LLMs Sensitivity & Consistency (NAACL 2025)

April 14, 2025 · View on GitHub

This is the official repository of the NAACL 2025 paper "What Did I Do Wrong? Quantifying LLMs’ Sensitivity and Consistency to Prompt Engineering".

⚠️ The LLMetric Python package, integrated with Langfuse, is available in the langfuse_integration branch.

Citing our work

If you found our metrics useful, please cite our work:

@inproceedings{errica_what_2025,
  author    = {Federico Errica and
               Giuseppe Siracusano and
               Davide Sanvito and
               Roberto Bifulco},
  title     = {What Did I Do Wrong?

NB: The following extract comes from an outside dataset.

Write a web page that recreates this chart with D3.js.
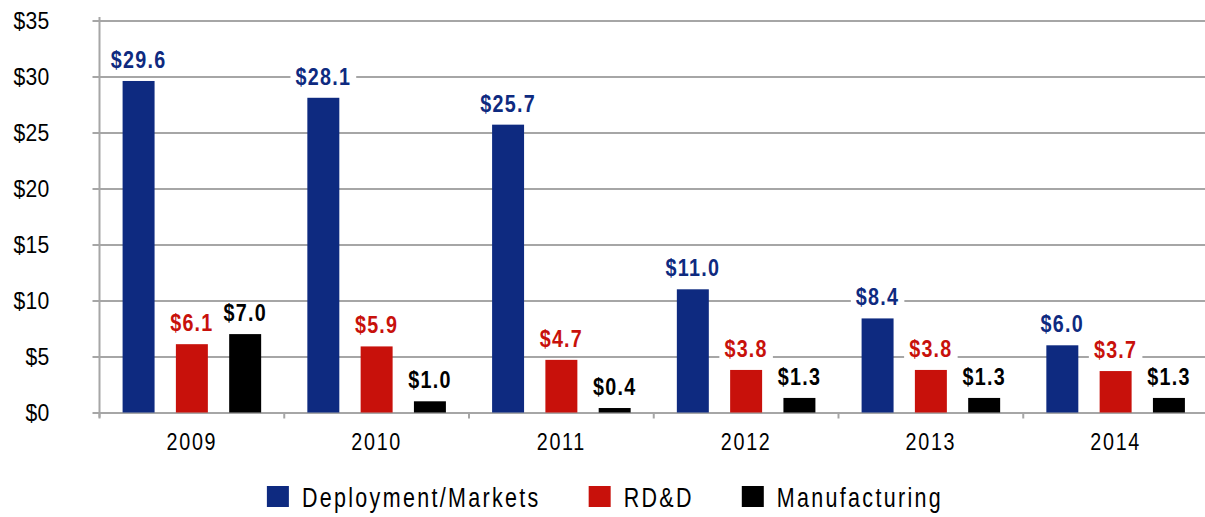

Quantifying LLMs’ Sensitivity and Consistency to Prompt Engineering},
  booktitle = {Proceedings of the 2025 Annual Conference of the North American Chapter of the Association for Computational Linguistics: Human Language Technologies (NAACL)},
  year      = {2025},
}

Installation

After you have cloned the repository, let's create an ad-hoc environment for this project

python3.10 -m venv .venv/llm
source .venv/llm/bin/activate
pip install -r requirements.txt

Now you need to update the constants.py file with the URL of your LLama3 and Mixtral servers. Please refer to utils.py to see how this information is used in classes DefaultNLELlama3_70bChatOpenAI and DefaultNLEMixtral_8x7bChatOpenAI.

Run the Notebooks

You should now be able to run our notebooks to reproduce our results. There is one notebook for each dataset tested.